Keep reading for a guide to living in Iowa City from the last day of spring semester until the first day of fall classes.
Small town quiet with big city experiences.
What it Feels Like to be Here
Iowa City during the summer is somehow simultaneously the chillest get away and a major hotspot. You can walk around on sidewalks that aren’t crowded with packs of college kids or covered in binge-drinking vomit but still enjoy the variety of shops, restaurants and entertainment. Instead of your classmates, what you see is friendly townies and wide–open spaces. “[I]t’s not just college kids everywhere, there’s families and real people…. like a real town. It’s a lot more chill,” senior Nick Hawkins said. The summer is not just a break from school, but also a break from students. Well, except for orientations and college visit groups. But don’t worry, avoiding them is easy – their gold and black lanyards can be spotted miles away.
With the absence of the regular student crowd and the dissolving of the dreaded school year blues, you can get the relaxation you’ve been longing for all year long. “[I]t’s a bit more peaceful and less wild than what we are used to during the school year… During the summer I just mainly focus on working and coming home and relaxing. Something I can’t really do during the fall and spring,” senior Daniel Freeman said. Even without packing up and going back to your parents, you can kick back and feel like you’re at home.
Just because it has a new vibe, doesn’t mean it has lost the things you grew to love during the school year. Additionally, there are some extra perks to going to these beloved places. “Restaurants like Bluebird [Diner] or Micky’s [Irish] Pub and Grill become a lot less crowded… there isn’t really a wait for anything, which is extremely nice,” Freeman said. This is great news for people looking for a less complicated and more personable time but might be bad news for those who love getting lost in the crowds and doing tons of mingling. This same thing is true of the bar scene: “We know how crowded they can be during the school year but during the summer there is a lot less people there… you actually have room to move,” Freeman said. The summer version of Iowa City is admittedly tamer, but just think of all the available parking.
There are also things that you really can’t enjoy any other time than during the summer. “Lots of hiking. Terry Trueblood for walking and Lake McBride for actual hiking,” senior Phoebe Cooper said. Even an Iowa City native recommends the nature perks that the city has: “I also like to do nature things during the summer that I can’t get to when school is in session, like going to Hickory Hill, Lake MacBride, Woodpecker Trail, Squire Point,” senior Leela Bassuk said. If being active is something that is important to you, here is some more good news. “It’s also truly bliss to go to the Rec during the summer because it’s way more empty…” Bassuk said. However you slice it, Iowa City has all the resources for your summer workout regimen or picturesque adventure at the ready.
Can’t Miss Events
Even without classes and university planned events, there’s no lack of things to do. City organizations take over, planning multiple diverse events to fill the summer days and the city streets. For example, the Downtown Block Party takes over the Pedmall every year. This event is great for all ages; featuring games, live entertainment and delicious food. For those 21 and up, however, you get the added privilege of a pass to drink in the streets. This year the block party is set for June 22nd, so mark your schedule and lay your bread base accordingly.
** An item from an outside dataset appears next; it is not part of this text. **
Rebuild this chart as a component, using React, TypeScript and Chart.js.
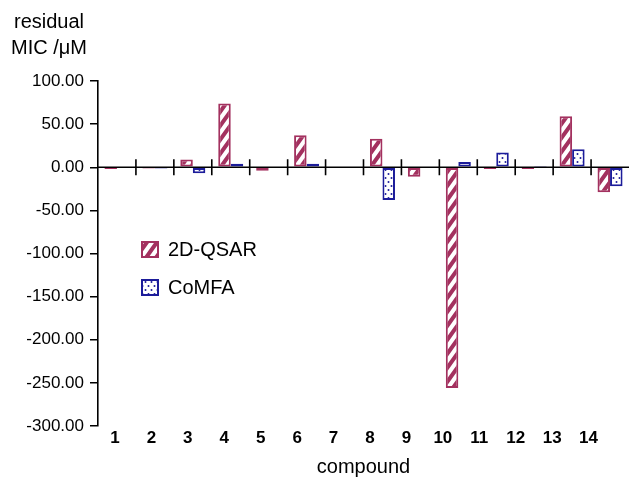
import React, { useEffect, useRef } from 'react';
import { Chart, registerables } from 'chart.js';

Chart.register(...registerables);

const compounds = ['1', '2', '3', '4', '5', '6', '7', '8', '9', '10', '11', '12', '13', '14'];
const qsarResiduals = [-2, -1.5, 9, 74, -4, 37, null, 33, -11, -256, -2, -2, 59, -29];
const comfaResiduals = [null, -1.5, -7, 4, null, 4, null, -38, null, 6, 17, 1.5, 21, -22];
const yTicks = [100, 50, 0, -50, -100, -150, -200, -250, -300];
const yTitleLines = ['residual', 'MIC /\u03bcM'];
const seriesNames = ['2D-QSAR', 'CoMFA'];
const xTitle = 'compound';

const RED = '#a3315f';
const BLUE = '#1c1c9a';
const FONT = "'Liberation Sans', Arial, Helvetica, sans-serif";

function makeHatch(color: string): CanvasPattern | string {
  const w = 10;
  const h = 14;
  const c = document.createElement('canvas');
  c.width = w;
  c.height = h;
  const g = c.getContext('2d');
  if (!g) return color;
  g.fillStyle = '#ffffff';
  g.fillRect(0, 0, w, h);
  g.strokeStyle = color;
  g.lineWidth = 4;
  g.beginPath();
  for (const off of [-w, 0, w]) {
    g.moveTo(off - w * 0.5, h * 1.5);
    g.lineTo(off + w * 1.5, -h * 0.5);
  }
  g.stroke();
  return g.createPattern(c, 'repeat') || color;
}

function makeDots(color: string): CanvasPattern | string {
  const c = document.createElement('canvas');
  c.width = 6;
  c.height = 8;
  const g = c.getContext('2d');
  if (!g) return color;
  g.fillStyle = '#ffffff';
  g.fillRect(0, 0, 6, 8);
  g.fillStyle = color;
  g.beginPath(); g.arc(1.5, 2, 1, 0, Math.PI * 2); g.fill();
  g.beginPath(); g.arc(4.5, 6, 1, 0, Math.PI * 2); g.fill();
  return g.createPattern(c, 'repeat') || color;
}

export default function App() {
  const ref = useRef<HTMLCanvasElement | null>(null);

  useEffect(() => {
    document.body.style.margin = '0';
    const canvas = ref.current;
    if (!canvas) return;
    const hatch = makeHatch(RED);
    const dots = makeDots(BLUE);

    const decor = {
      id: 'decor',
      afterDatasetsDraw(chart: any) {
        const ctx = chart.ctx;
        const xs = chart.scales.x;
        const ys = chart.scales.y;
        const area = chart.chartArea;
        const y0 = ys.getPixelForValue(0);
        ctx.save();
        ctx.strokeStyle = '#000';
        ctx.lineWidth = 1.6;
        ctx.beginPath();
        ctx.moveTo(area.left, y0);
        ctx.lineTo(area.right, y0);
        for (let i = 1; i < compounds.length; i++) {
          const bx = (xs.getPixelForValue(i - 1) + xs.getPixelForValue(i)) / 2;
          ctx.moveTo(bx, y0 - 8);
          ctx.lineTo(bx, y0 + 8);
        }
        ctx.stroke();

        // y title
        ctx.fillStyle = '#000';
        ctx.font = `20px ${FONT}`;
        ctx.textAlign = 'center';
        ctx.textBaseline = 'middle';
        ctx.fillText(yTitleLines[0], 49, 22);
        ctx.fillText(yTitleLines[1], 49, 48);

        // legend
        const fills = [hatch, dots];
        const strokes = [RED, BLUE];
        const rows = [250, 288];
        ctx.textAlign = 'left';
        for (let i = 0; i < seriesNames.length; i++) {
          const ty = rows[i];
          ctx.fillStyle = fills[i] as any;
          ctx.fillRect(142, ty - 8, 16, 15);
          ctx.strokeStyle = strokes[i];
          ctx.lineWidth = 2;
          ctx.strokeRect(142, ty - 8, 16, 15);
          ctx.fillStyle = '#000';
          ctx.fillText(seriesNames[i], 168, ty);
        }
        ctx.restore();
      },
    };

    const chart = new Chart(canvas, {
      type: 'bar',
      data: {
        labels: compounds,
        datasets: [
          {
            label: seriesNames[0],
            data: qsarResiduals as any,
            backgroundColor: hatch as any,
            borderColor: RED,
            borderWidth: 2,
            borderSkipped: false,
          },
          {
            label: seriesNames[1],
            data: comfaResiduals as any,
            backgroundColor: dots as any,
            borderColor: BLUE,
            borderWidth: 2,
            borderSkipped: false,
          },
        ],
      },
      options: {
        responsive: false,
        animation: false,
        layout: { padding: { top: 81, right: 0, left: 0, bottom: 0 } },
        datasets: { bar: { categoryPercentage: 0.66, barPercentage: 1 } },
        plugins: {
          legend: { display: false },
          tooltip: { enabled: false },
          title: { display: false },
        },
        scales: {
          x: {
            type: 'category',
            offset: true,
            display: false,
          },
          xl: {
            type: 'linear',
            position: 'bottom',
            offset: false,
            grace: 0,
            bounds: 'ticks',
            min: 0.534,
            max: 15.11,
            afterBuildTicks: (s: any) => { s.ticks = compounds.map((_, i) => ({ value: i + 1 })); },
            grid: { display: false, drawTicks: false },
            border: { display: false },
            ticks: {
              color: '#000',
              font: { family: FONT, size: 17, weight: 'bold' },
              padding: 2,
              maxRotation: 0,
              autoSkip: false,
              callback: (v: any) => compounds[Math.round(Number(v)) - 1] ?? '',
            },
            title: {
              display: true,
              text: xTitle,
              color: '#000',
              font: { family: FONT, size: 20 },
              padding: { top: 0, bottom: 0 },
            },
            afterFit: (s: any) => { s.height = 53; },
          },
          y: {
            min: -300,
            max: 100,
            afterBuildTicks: (s: any) => { s.ticks = yTicks.map((v) => ({ value: v })); },
            ticks: {
              color: '#000',
              font: { family: FONT, size: 17 },
              padding: 6,
              callback: (v: any) => Number(v).toFixed(2),
            },
            grid: { drawOnChartArea: false, tickLength: 8, color: '#000', lineWidth: 1.5 },
            border: { color: '#000', width: 1.6 },
            afterFit: (s: any) => { s.width = 98; },
          },
        },
      } as any,
      plugins: [decor],
    });
    return () => chart.destroy();
  }, []);

  return <canvas ref={ref} width={629} height={479} style={{ display: 'block' }} />;
}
If you’re a fan of the artistic side of Iowa City, summer is your time to shine. “Iowa City really is the greatest little city for the arts,” junior Kate Pixley said. The Iowa City Jazz Festival is a weekend long, jazz filled outdoor concert event. “It is a fantastic reason to enjoy good food and good music in the sunshine,” Pixley said. This year the festival starts on July 5th with a line-up guaranteed to both blow you away and lower your blood pressure with the sweet tunes. A month before this event, the Iowa Arts Festival dazzles the streets of Iowa City. The weekend long event has diverse food and art, both for sale and your viewing pleasure. Artists from all around travel to show their work in a spectacular outdoor display. The Arts Fest began on May 31st this year, so it has passed for this summer. If you missed it this year, don’t fret. These events come once every year, you can count on that.
What’s something that you didn’t expect about choosing to stay in Iowa City?
“Because so many people go home for the summer, expect your friend group to change drastically…you end up hanging out with people you never would hang out with during the school year. Luckily for me, this new friend group lead me to meeting my current boyfriend,” senior Phoebe Cooper said.
Did you feel it was worth-while to stay or did you wish you had gone home in the end?
“It was worth it. I got to feel what it’s like to be independent without school and to work full time and feed myself without a meal plan,” senior Nick Hawkins said.
What would you tell someone who is on the fence about staying?
“It definitely is a change of pace from Iowa City during the school year, but if you haven’t stayed here over the summer before, there are some cool local events and summer activities…[these events] have grown a lot over the last five years and are for sure worth staying in town for. It really gives you a different perspective of the city,” senior Leela Bassuk said.